10. Google Terms. In addition to the foregoing terms, User agrees the following terms and conditions shall apply in respect of the Software App: a) User agrees that: (i) this Agreement is concluded between User and Developer only, and not Google; and (ii) as between Developer and Google, Developer is solely responsible for the Software App. b) User acknowledges that Google shall serve as Developer’s agent for the purposes of delivery of the Software App and for any other purpose set forth in Google Play Developer Distribution Agreement. c) User’s use of the Software App shall comply with the Google Play Terms of Service. d) User agrees Google has no obligation to provide any maintenance and support services with respect to the Software App, under this Agreement or otherwise under applicable law. e) Within 48 hours of User’s purchase of the Software App, User may notify Google and Google may refund the purchase price for the Software to User. Google shall have no other warranty obligation whatsoever with respect to the Software App. f) User agrees to comply with any and all applicable third party terms of agreements when using the Software App. g) If you have questions, complaints or claims regarding the Software App, please contact Developer by e-mail at: email@example.com.

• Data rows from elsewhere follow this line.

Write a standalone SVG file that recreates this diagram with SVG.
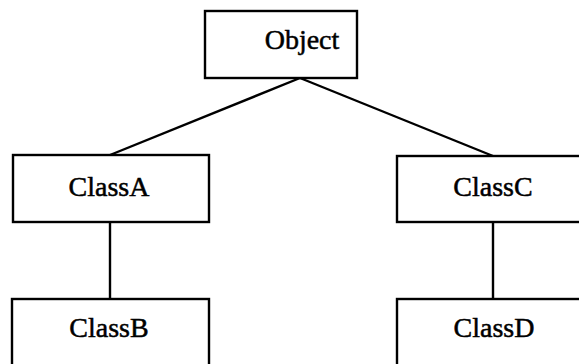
<svg xmlns="http://www.w3.org/2000/svg" width="579" height="364" viewBox="0 0 579 364">
<style>
.box{fill:#fff;stroke:#000;stroke-width:2.4}
.lbl{font-family:"Liberation Serif","Times New Roman",serif;font-size:28px;fill:#000;stroke:#000;stroke-width:0.5;text-anchor:middle}
.conn{stroke:#000;stroke-width:2.4;fill:none}
</style>
<rect width="579" height="364" fill="#fff"/>
<g id="connectors">
<line class="conn" x1="300" y1="78" x2="110" y2="155"/>
<line class="conn" x1="300" y1="78" x2="493" y2="156"/>
<line class="conn" x1="110" y1="222" x2="110" y2="299"/>
<line class="conn" x1="493" y1="222" x2="493" y2="299"/>
</g>
<g id="object"><rect class="box" x="205" y="11" width="152" height="67"/><text class="lbl" x="302" y="49">Object</text></g>
<g id="classA"><rect class="box" x="13" y="155" width="196" height="67"/><text class="lbl" x="109" y="196">ClassA</text></g>
<g id="classC"><rect class="box" x="397" y="156" width="200" height="66"/><text class="lbl" x="493" y="196">ClassC</text></g>
<g id="classB"><rect class="box" x="12" y="299" width="197" height="80"/><text class="lbl" x="109" y="337">ClassB</text></g>
<g id="classD"><rect class="box" x="397" y="299" width="200" height="80"/><text class="lbl" x="494" y="337">ClassD</text></g>
</svg>
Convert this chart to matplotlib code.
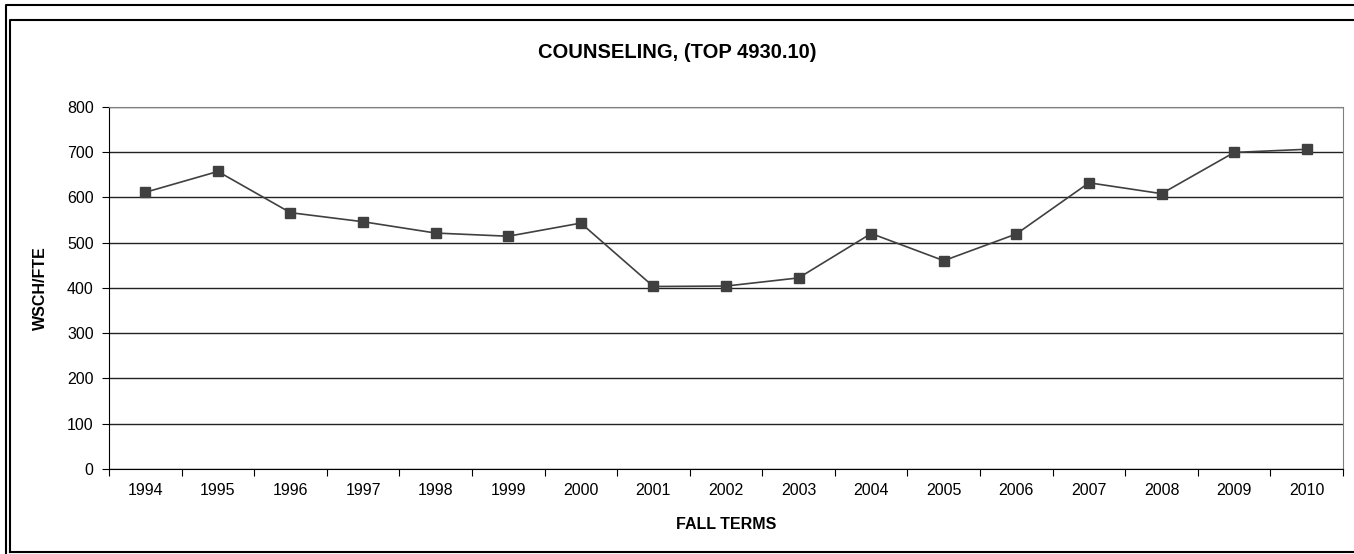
import matplotlib
matplotlib.use('Agg')
import matplotlib.pyplot as plt
from matplotlib.lines import Line2D

plt.rcParams['font.family'] = ['Liberation Sans', 'DejaVu Sans']

# dados do gráfico
anos = ['1994', '1995', '1996', '1997', '1998', '1999', '2000', '2001', '2002',
        '2003', '2004', '2005', '2006', '2007', '2008', '2009', '2010']
wsch_fte = [611, 657, 566, 546, 521, 514, 543, 403, 404,
            422, 520, 460, 519, 632, 608, 699, 706]
y_ticks = [0, 100, 200, 300, 400, 500, 600, 700, 800]

W, H = 1354, 554
fig = plt.figure(figsize=(W / 100, H / 100), dpi=100)
ax = fig.add_axes([0.0805, 0.1534, 0.9114, 0.654])


def fig_line(xs, ys):
    # linha em coordenadas de pixel da figura
    fig.lines.append(Line2D([v / W for v in xs], [1 - v / H for v in ys],
                            transform=fig.transFigure, color='black', linewidth=1.5))


# molduras externas (estilo Excel)
fig_line([6, 6, W + 5], [H + 5, 5, 5])
fig_line([10, 10, W + 5], [H - 2, 20, 20])
fig_line([10, W + 5], [H - 2, H - 2])

x = range(len(anos))
ax.plot(x, wsch_fte, color='#404040', linewidth=1.2, marker='s',
        markersize=7, markerfacecolor='#404040', markeredgecolor='#404040',
        zorder=3)

ax.set_xlim(-0.5, len(anos) - 0.5)
ax.set_ylim(0, 800)
ax.set_yticks(y_ticks)
ax.yaxis.grid(True, color='#222222', linewidth=1)
ax.set_axisbelow(True)

# ticks do eixo x nas fronteiras das categorias
ax.set_xticks([i - 0.5 for i in range(len(anos) + 1)])
ax.set_xticklabels([])
ax.set_xticks(list(x), minor=True)
ax.set_xticklabels(anos, minor=True, fontsize=11.5)
ax.tick_params(axis='x', which='minor', length=0, pad=10)
ax.tick_params(axis='x', which='major', length=5, color='black', direction='out')
ax.tick_params(axis='y', length=5, labelsize=11.5, pad=6, direction='out')

ax.spines['left'].set_color('black')
ax.spines['bottom'].set_color('black')
ax.spines['top'].set_color('#808080')
ax.spines['right'].set_color('#808080')

fig.text(0.5, 1 - 53 / H, 'COUNSELING, (TOP 4930.10)', ha='center', va='center',
         fontsize=14.5, fontweight='bold')
ax.set_xlabel('FALL TERMS', fontsize=11.5, fontweight='bold', labelpad=14)
ax.set_ylabel('WSCH/FTE', fontsize=11.5, fontweight='bold', labelpad=14)

fig.savefig('out.png', dpi=100)
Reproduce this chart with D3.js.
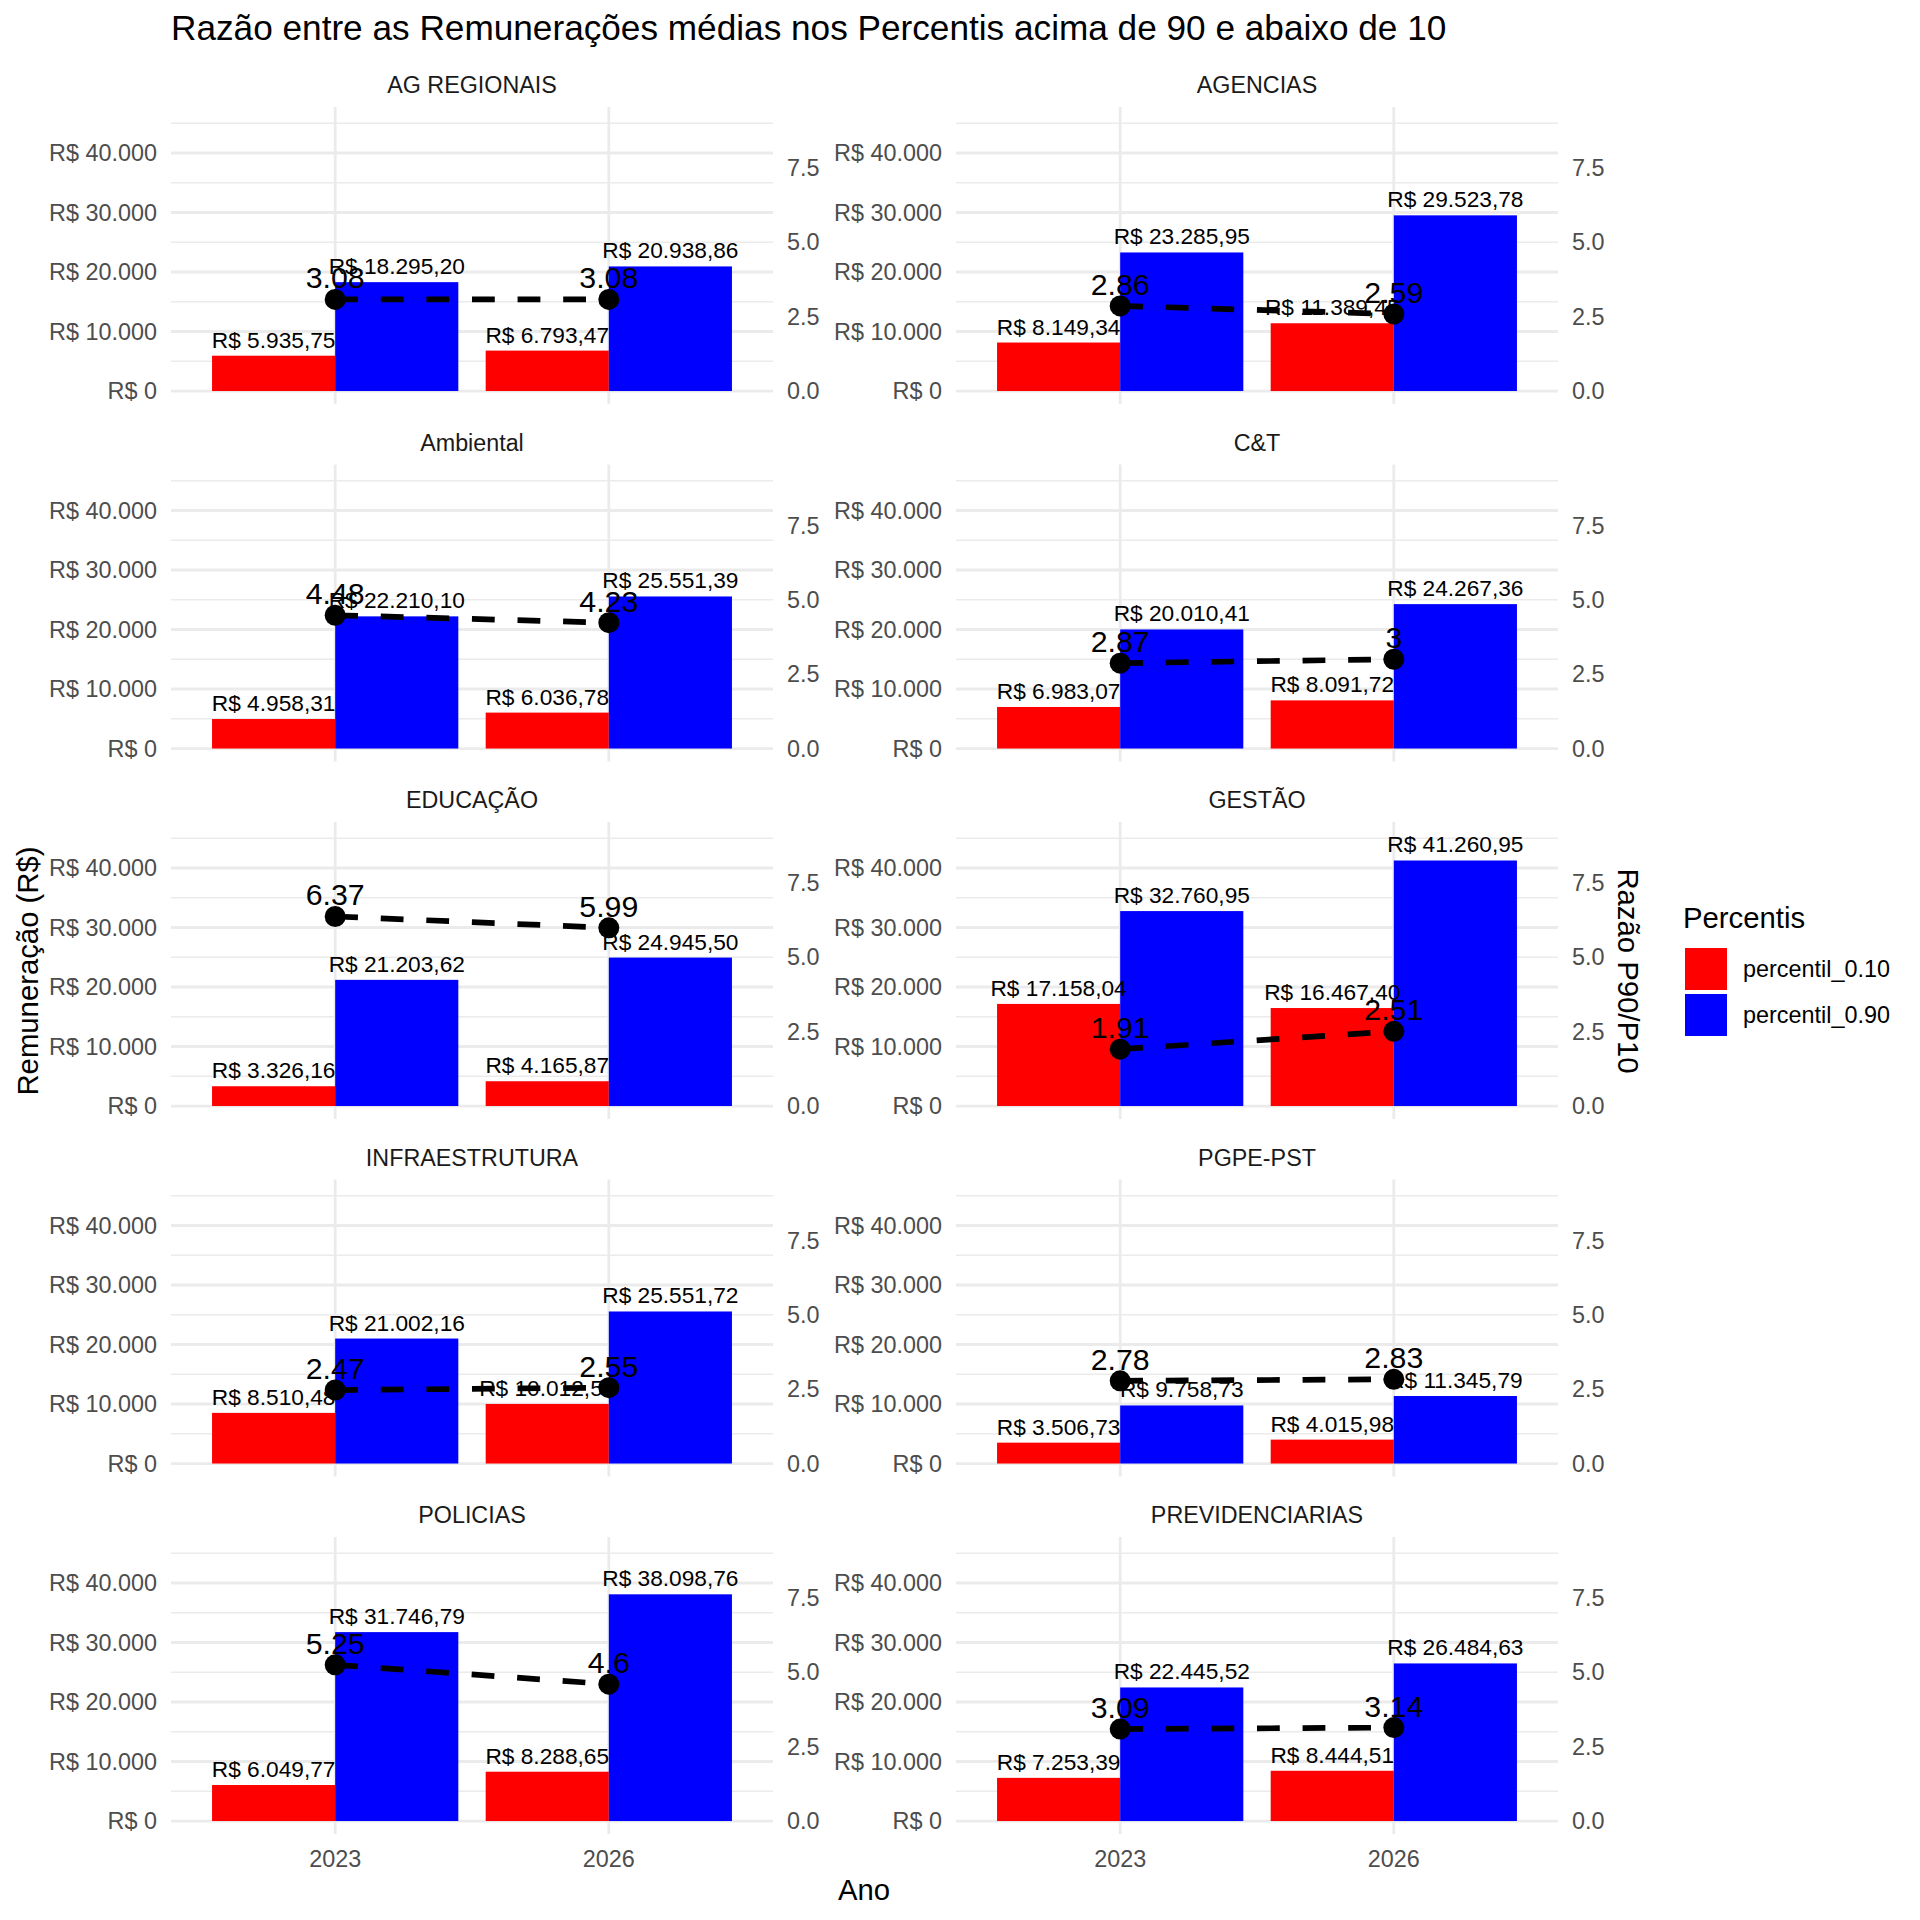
<!DOCTYPE html>
<html>
<head>
<meta charset="utf-8">
<script src="https://cdn.jsdelivr.net/npm/d3@7"></script>
<style>
  body { margin: 0; background: #fff; }
  svg { font-family: "Liberation Sans", Arial, Helvetica, sans-serif; }
</style>
</head>
<body>
<svg id="chart" width="1920" height="1920"></svg>
<script>
// dados
var categorias = ["AG REGIONAIS", "AGENCIAS", "Ambiental", "C&T", "EDUCAÇÃO",
                  "GESTÃO", "INFRAESTRUTURA", "PGPE-PST", "POLICIAS", "PREVIDENCIARIAS"];
var anos = ["2023", "2026"];
var percentis = ["percentil_0.10", "percentil_0.90"];
var cores = ["#FF0000", "#0000FF"];

var p10_2023 = [5935.75, 8149.34, 4958.31, 6983.07, 3326.16, 17158.04, 8510.48, 3506.73, 6049.77, 7253.39];
var p10_2026 = [6793.47, 11389.45, 6036.78, 8091.72, 4165.87, 16467.40, 10012.52, 4015.98, 8288.65, 8444.51];
var p90_2023 = [18295.20, 23285.95, 22210.10, 20010.41, 21203.62, 32760.95, 21002.16, 9758.73, 31746.79, 22445.52];
var p90_2026 = [20938.86, 29523.78, 25551.39, 24267.36, 24945.50, 41260.95, 25551.72, 11345.79, 38098.76, 26484.63];
var razao_2023 = [3.08, 2.86, 4.48, 2.87, 6.37, 1.91, 2.47, 2.78, 5.25, 3.09];
var razao_2026 = [3.08, 2.59, 4.23, 3, 5.99, 2.51, 2.55, 2.83, 4.6, 3.14];

var yTicks = [0, 10000, 20000, 30000, 40000];
var yMinor = [5000, 15000, 25000, 35000, 45000];
var razaoTicks = [0, 2.5, 5, 7.5];
var fator = 5000;

var svg = d3.select("#chart");

var locale = d3.formatLocale({decimal: ",", thousands: ".", grouping: [3], currency: ["R$ ", ""]});
var fmtReal = locale.format("$,.2f");
var fmtTick = locale.format("$,.0f");
var fmtRazao = d3.format(".1f");

// layout dos paineis
var panelW = 602, panelH = 297;
var colX = [171, 956];
var rowY = 107, rowStep = 357.5;

var x = d3.scalePoint().domain(anos).range([0, panelW]).padding(0.6);
var step = x.step();
var xSub = d3.scaleBand().domain(percentis).range([-0.45 * step, 0.45 * step]);
var y = d3.scaleLinear().domain([-2180, 47730]).range([panelH, 0]);
var y2 = d3.scaleLinear().domain([-2180 / fator, 47730 / fator]).range([panelH, 0]);

// titulo
svg.append("text")
    .attr("x", 171)
    .attr("y", 40)
    .attr("font-size", "35.2px")
    .attr("fill", "#000")
    .text("Razão entre as Remunerações médias nos Percentis acima de 90 e abaixo de 10");

categorias.forEach(function(cat, i) {
    var col = i % 2, row = Math.floor(i / 2);
    var g = svg.append("g")
        .attr("transform", "translate(" + colX[col] + "," + (rowY + row * rowStep) + ")");

    var dados = [
        {ano: "2023", p: percentis[0], v: p10_2023[i], cor: cores[0]},
        {ano: "2023", p: percentis[1], v: p90_2023[i], cor: cores[1]},
        {ano: "2026", p: percentis[0], v: p10_2026[i], cor: cores[0]},
        {ano: "2026", p: percentis[1], v: p90_2026[i], cor: cores[1]}
    ];
    var razoes = [
        {ano: "2023", r: razao_2023[i]},
        {ano: "2026", r: razao_2026[i]}
    ];

    // strip
    g.append("text")
        .attr("x", panelW / 2)
        .attr("y", -22)
        .attr("dy", "0.35em")
        .attr("text-anchor", "middle")
        .attr("font-size", "23.3px")
        .attr("fill", "#1A1A1A")
        .text(cat);

    // grade
    g.selectAll(".minor")
        .data(yMinor)
        .enter()
        .append("line")
        .attr("x1", 0).attr("x2", panelW)
        .attr("y1", function(d) { return y(d); })
        .attr("y2", function(d) { return y(d); })
        .attr("stroke", "#EBEBEB")
        .attr("stroke-width", 1.4);

    g.selectAll(".major")
        .data(yTicks)
        .enter()
        .append("line")
        .attr("x1", 0).attr("x2", panelW)
        .attr("y1", function(d) { return y(d); })
        .attr("y2", function(d) { return y(d); })
        .attr("stroke", "#EBEBEB")
        .attr("stroke-width", 2.8);

    g.selectAll(".vgrid")
        .data(anos)
        .enter()
        .append("line")
        .attr("x1", function(d) { return x(d); })
        .attr("x2", function(d) { return x(d); })
        .attr("y1", 0).attr("y2", panelH)
        .attr("stroke", "#EBEBEB")
        .attr("stroke-width", 2.8);

    // eixo esquerdo
    g.selectAll(".ytick")
        .data(yTicks)
        .enter()
        .append("text")
        .attr("x", -14)
        .attr("y", function(d) { return y(d); })
        .attr("dy", "0.35em")
        .attr("text-anchor", "end")
        .attr("font-size", "23.4px")
        .attr("fill", "#4D4D4D")
        .text(function(d) { return fmtTick(d); });

    // eixo direito (razao)
    g.selectAll(".y2tick")
        .data(razaoTicks)
        .enter()
        .append("text")
        .attr("x", panelW + 14)
        .attr("y", function(d) { return y2(d); })
        .attr("dy", "0.35em")
        .attr("text-anchor", "start")
        .attr("font-size", "23.4px")
        .attr("fill", "#4D4D4D")
        .text(function(d) { return fmtRazao(d); });

    // eixo x so na ultima linha
    if (row === 4) {
        g.selectAll(".xtick")
            .data(anos)
            .enter()
            .append("text")
            .attr("x", function(d) { return x(d); })
            .attr("y", panelH + 25)
            .attr("dy", "0.35em")
            .attr("text-anchor", "middle")
            .attr("font-size", "23.4px")
            .attr("fill", "#4D4D4D")
            .text(function(d) { return d; });
    }

    // barras
    g.selectAll("rect")
        .data(dados)
        .enter()
        .append("rect")
        .attr("x", function(d) { return x(d.ano) + xSub(d.p); })
        .attr("width", xSub.bandwidth())
        .attr("y", function(d) { return y(d.v); })
        .attr("height", function(d) { return y(0) - y(d.v); })
        .attr("fill", function(d) { return d.cor; });

    g.selectAll(".barLabel")
        .data(dados)
        .enter()
        .append("text")
        .attr("x", function(d) { return x(d.ano) + xSub(d.p) + xSub.bandwidth() / 2; })
        .attr("y", function(d) { return y(d.v) - 8; })
        .attr("text-anchor", "middle")
        .attr("font-size", "22.7px")
        .attr("fill", "#000")
        .text(function(d) { return fmtReal(d.v); });

    // linha da razao
    var linha = d3.line()
        .x(function(d) { return x(d.ano); })
        .y(function(d) { return y2(d.r); });

    g.append("path")
        .datum(razoes)
        .attr("d", linha)
        .attr("fill", "none")
        .attr("stroke", "#000")
        .attr("stroke-width", 5.7)
        .attr("stroke-dasharray", "22.8,22.8");

    g.selectAll(".ponto")
        .data(razoes)
        .enter()
        .append("circle")
        .attr("cx", function(d) { return x(d.ano); })
        .attr("cy", function(d) { return y2(d.r); })
        .attr("r", 10.5)
        .attr("fill", "#000");

    g.selectAll(".razaoLabel")
        .data(razoes)
        .enter()
        .append("text")
        .attr("x", function(d) { return x(d.ano); })
        .attr("y", function(d) { return y2(d.r) - 11; })
        .attr("text-anchor", "middle")
        .attr("font-size", "30.3px")
        .attr("fill", "#000")
        .text(function(d) { return String(d.r); });
});

// titulos dos eixos
svg.append("text")
    .attr("transform", "translate(28,971) rotate(-90)")
    .attr("dy", "0.35em")
    .attr("text-anchor", "middle")
    .attr("font-size", "29.3px")
    .text("Remuneração (R$)");

svg.append("text")
    .attr("transform", "translate(1628,971) rotate(90)")
    .attr("dy", "0.35em")
    .attr("text-anchor", "middle")
    .attr("font-size", "29.3px")
    .text("Razão P90/P10");

svg.append("text")
    .attr("x", 864)
    .attr("y", 1890)
    .attr("dy", "0.35em")
    .attr("text-anchor", "middle")
    .attr("font-size", "29.3px")
    .text("Ano");

// legenda
var legenda = svg.append("g");
legenda.append("text")
    .attr("x", 1683)
    .attr("y", 928)
    .attr("font-size", "29.3px")
    .text("Percentis");

var itens = legenda.selectAll(".item")
    .data(percentis)
    .enter()
    .append("g")
    .attr("transform", function(d, i) { return "translate(1685," + (948 + i * 46) + ")"; });

itens.append("rect")
    .attr("width", 42)
    .attr("height", 42)
    .attr("fill", function(d, i) { return cores[i]; });

itens.append("text")
    .attr("x", 58)
    .attr("y", 21)
    .attr("dy", "0.35em")
    .attr("font-size", "23.4px")
    .text(function(d) { return d; });
</script>
</body>
</html>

11. Governing Law and Forum. This Agreement shall be governed and construed in accordance with the laws of the Province of Ontario, Canada. Developer and User hereby irrevocably attorn to the exclusive jurisdiction of the Superior Court of Justice in Toronto, Ontario Canada, and that court shall be the exclusive forum for any dispute arising out of this Agreement or the performance of the obligations hereunder. For greater certainty and notwithstanding the choice of venue or law provisions above, Developer and User hereby waive a jury trial in any suit, action or claim arising from or in connection to this Agreement.
12. Severability. It is intended that all provisions of this Agreement are fully binding and effective between the parties, but in the event that any particular provision or provisions or a part of one is found to be void, voidable or unenforceable for any reason whatsoever, then the particular provision or provisions are deemed severed from the remainder of this Agreement and all other provisions remain in full force and effect.
14. Entire Agreement. This Agreement constitutes the entire agreement concerning this license between the parties and supersedes all prior agreements and representations between them. Developer reserves the right, at its discretion, to change, modify, add or remove portions of this Agreement at any time. User agrees that, upon being notified of such changes, User’s continued use of the Software shall be deemed to be acceptance of those changes.